Our Educational Prisons

Word that another school shooting was narrowly averted should serve as a wake-up call to our society about how we are treating our adolescents. The story already appears to ring the same - a couple of bullied black-wearing nerds in the middle of nowhere have had it with being ostracized, and are reaching for rifles. The tighter we try to control our kids, the safer we attempt to make things, the more we narrow the view of the 17 year old who doesn't understand that there is life after 18.

I'll admit it - I was a bullied computer nerd who wore black when I was in high school. Columbine was during my Junior year. And while I must say that I never had dreams of shooting the kids who made my high school life so miserable, I did want to see them get theirs. But I was fortunate for several reasons. First, I grew up right outside DC - I had a city at my fingertips, and my parents were wise enough to grant me some freedom to go out late at night (Denny's at 3 am!) and explore the city around me.

But more importantly, it finally all clicked for me when I was 17. Years of misery and depression had taken it's toll - my grades were atrocious, rebellion in full swing, and I needed an outlet. A family friend set me up with an internship at the Kennedy Center. Suddenly, I was commuting into the District on a daily basis. I was going out with coworkers after the show was over. I spent that summer, writing computer code in the production shop and then popping my head out at 3 pm to run lights at The Millenium Stage. This summer made me realize the insanity and bullshit of our current high school system. When I finally understood just what was waiting for me in the world, there was nothing that could push me back to high school (I did go back for a quarter as I waited to hear from a college, but when I didn't get in I picked up and switched to NoVA - something I should've done when I was 16.)

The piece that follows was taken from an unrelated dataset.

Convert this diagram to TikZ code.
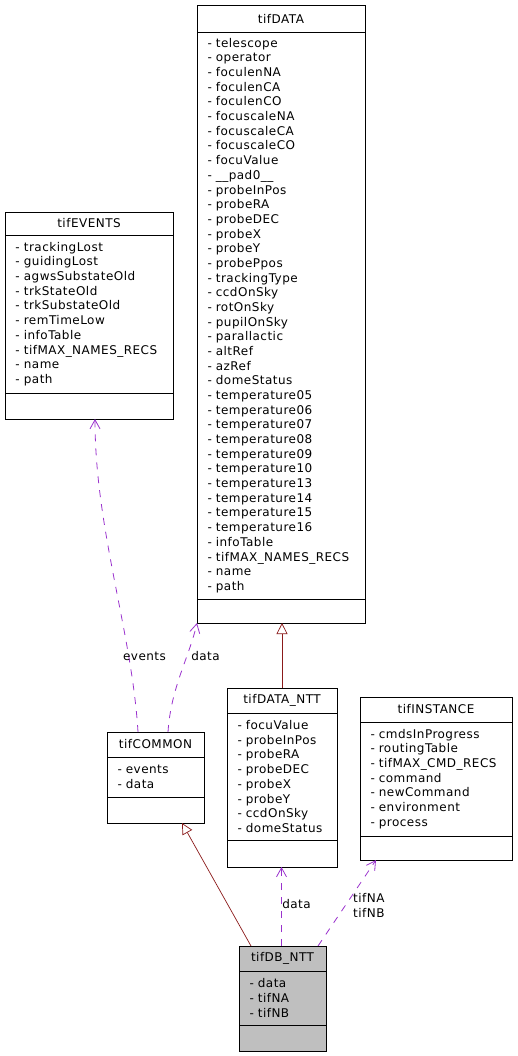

Our school systems do everything they can to stifle individualism in the name of "curbing disruption". Literature is sanitized. Controversy is avoided at all costs. Anything that is remotely "dangerous" is immediately removed as if you were dealing with a 6 year old - not a 16 year old. But most damaging, with the exception of a few idealistic young teachers, the students are treated as cattle instead of people. When you box people into such surroundings, why would anyone be surprised when a few hit their breaking point and act out?

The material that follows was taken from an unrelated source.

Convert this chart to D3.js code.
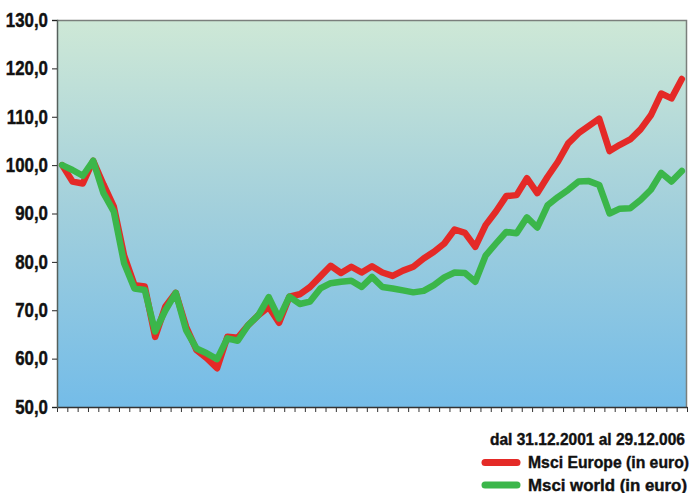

This is not to excuse the behavior of these kids - popping caps in the asses of the popular kids is not going to solve anything. But these kids had no out they could see - there probably aren't any art museums in Riverton Kansas. For the love of G-d, the biggest nearby city is Oklahoma City - hardly a hot bed of culture or stimulation (Go ahead, call me a snob. I am...proudly.)

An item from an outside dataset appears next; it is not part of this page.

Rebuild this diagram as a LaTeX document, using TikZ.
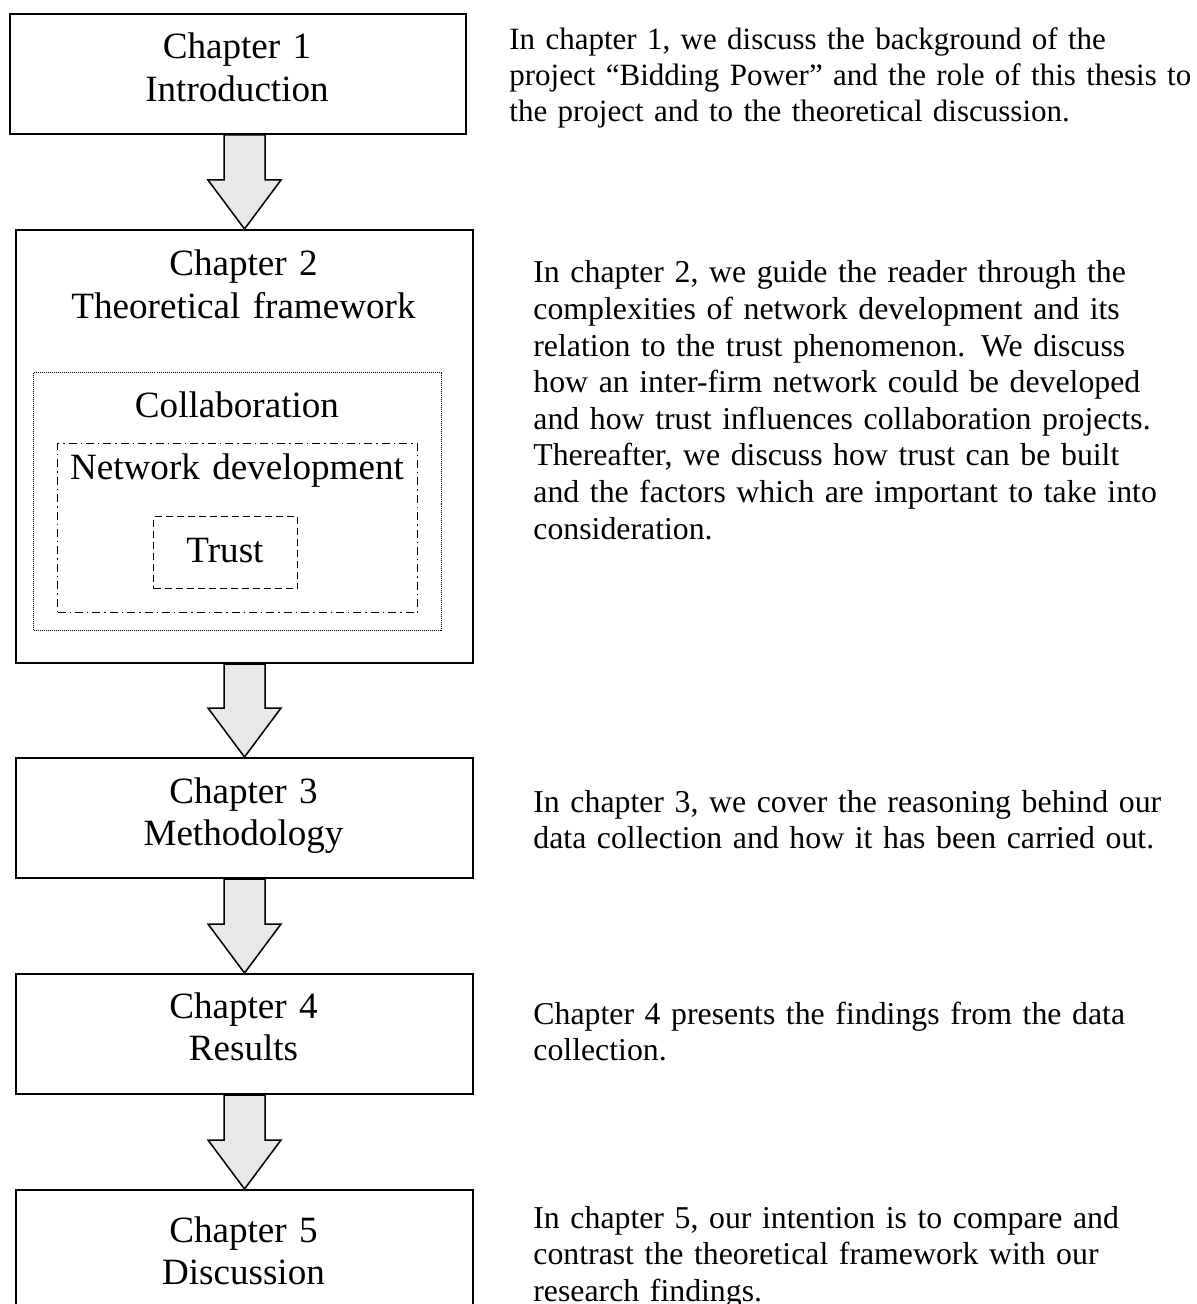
\documentclass[tikz,border=0pt]{standalone}
\usepackage{fontspec}
\setmainfont{Liberation Serif}
\usetikzlibrary{calc}
\newcommand\blockarrow[2]{%
  \draw[blockarr] ($(#1)+(-20.5,0)$) -- ($(#2)+(-20.5,-49)$) -- ($(#2)+(-36.5,-49)$) -- (#2)
    -- ($(#2)+(36.5,-49)$) -- ($(#2)+(20.5,-49)$) -- ($(#1)+(20.5,0)$) -- cycle;}
\begin{document}
\begin{tikzpicture}[x=0.5pt,y=-0.5pt,
  chbox/.style={draw=black,line width=1pt,fill=white,inner sep=0pt,anchor=north west},
  blockarr/.style={draw=black,line width=0.75pt,fill=arrowgray,line join=miter},
  boxtitle/.style={anchor=base,inner sep=0pt,text width=240pt,align=center,
    font=\fontsize{18.55}{21.35}\selectfont},
  desc/.style={anchor=base west,inner sep=0pt,text width=360pt,align=left,
    font=\fontsize{15.9}{18.3}\selectfont},
  descone/.style={desc,font=\fontsize{15.5}{17.8}\selectfont},
  dottedbox/.style={draw=black,line width=0.5pt,dash pattern=on 0.5pt off 0.5pt,inner sep=0pt,anchor=north west},
  dashdotbox/.style={draw=black,line width=0.6pt,dash pattern=on 4pt off 2pt on 0.7pt off 2pt,inner sep=0pt,anchor=north west},
  dashedbox/.style={draw=black,line width=0.6pt,dash pattern=on 3.5pt off 2pt,inner sep=0pt,anchor=north west}
]
\definecolor{arrowgray}{HTML}{E8E8E8}
\clip (0,0) rectangle (1196,1304);
\fill[white] (0,0) rectangle (1196,1304);

% chapter boxes
\node[chbox,minimum width=228pt,minimum height=60pt] (b1) at (9,13) {};
\node[chbox,minimum width=228.5pt,minimum height=216.5pt] (b2) at (15,229) {};
\node[chbox,minimum width=228.5pt,minimum height=60pt] (b3) at (15,757) {};
\node[chbox,minimum width=228.5pt,minimum height=60pt] (b4) at (15,973) {};
\node[chbox,minimum width=228.5pt,minimum height=80pt] (b5) at (15,1189) {};

% nested boxes in chapter 2
\node[dottedbox,minimum width=204pt,minimum height=129pt] (collab) at (33,372) {};
\node[dashdotbox,minimum width=180pt,minimum height=84.5pt] (netdev) at (57,443) {};
\node[dashedbox,minimum width=72pt,minimum height=36pt] (trust) at (153,516) {};

% block arrows
\blockarrow{b1.south -| b2.north}{b2.north}
\blockarrow{b2.south}{b3.north}
\blockarrow{b3.south}{b4.north}
\blockarrow{b4.south}{b5.north}

% box titles
\node[boxtitle] (t1) at (237,59) {Chapter 1\\Introduction};
\node[boxtitle] (t2) at (243.5,276) {Chapter 2\\Theoretical framework};
\node[boxtitle] (tc) at (237,417) {Collaboration};
\node[boxtitle] (tn) at (237,479) {Network development};
\node[boxtitle] (tt) at (225,562) {Trust};
\node[boxtitle] (t3) at (243.5,803) {Chapter 3\\Methodology};
\node[boxtitle] (t4) at (243.5,1018) {Chapter 4\\Results};
\node[boxtitle] (t5) at (243.5,1242) {Chapter 5\\Discussion};

% descriptions
\node[descone] (d1) at (509,50) {In chapter 1, we discuss the background of the\\
project “Bidding Power” and the role of this thesis to\\
the project and to the theoretical discussion.};
\node[desc] (d2) at (533,283) {In chapter 2, we guide the reader through the\\
complexities of network development and its\\
relation to the trust phenomenon. We discuss\\
how an inter-firm network could be developed\\
and how trust influences collaboration projects.\\
Thereafter, we discuss how trust can be built\\
and the factors which are important to take into\\
consideration.};
\node[desc] (d3) at (533,812) {In chapter 3, we cover the reasoning behind our\\
data collection and how it has been carried out.};
\node[desc] (d4) at (533,1024) {Chapter 4 presents the findings from the data\\
collection.};
\node[desc] (d5) at (533,1228) {In chapter 5, our intention is to compare and\\
contrast the theoretical framework with our\\
research findings.};
\end{tikzpicture}
\end{document}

The bullying isn't helping either. As long as schools allow the "popular" kids get away with taunting the "freaks, fags, and nerds", the longer we're going to have these problems. And you can't convince me that the kids who were targetted weren't making the lives of the accused miserable. That being said, being an asshole jock isn't a capital offense either.

My father used to hitchhike to school. Kids used to be able to go out for lunch. They'd get little slivers of adulthood in their day - the chance to witness what life will be like for them. But without fail, there's always some misguided Helen Lovejoy shouting "Someone think of the children!" who insists on wrapping kids on a Travolta-esque bubble. Kids will get hurt. Kids will do stupid things. Some kids WILL kill themselves, accidentally or intentionally. It's time that we, as a society, accept that and recognize that if we want to help limits those numbers, the answer it not to suffocate them with rules designed to protect. Let kids be kids. And most of all, let the high schoolers see the world around them. Give them the chance to go out to lunch. Let them stay out late.

Have some faith & trust in your kids - the alternative will be corpses in the schoolyard, and the cycle repeating itself all over again. Unfortuantely, those who are making the rules have forgotten what it was like for them, and they have forgotten how powerful one's perception can be to shape one's actions.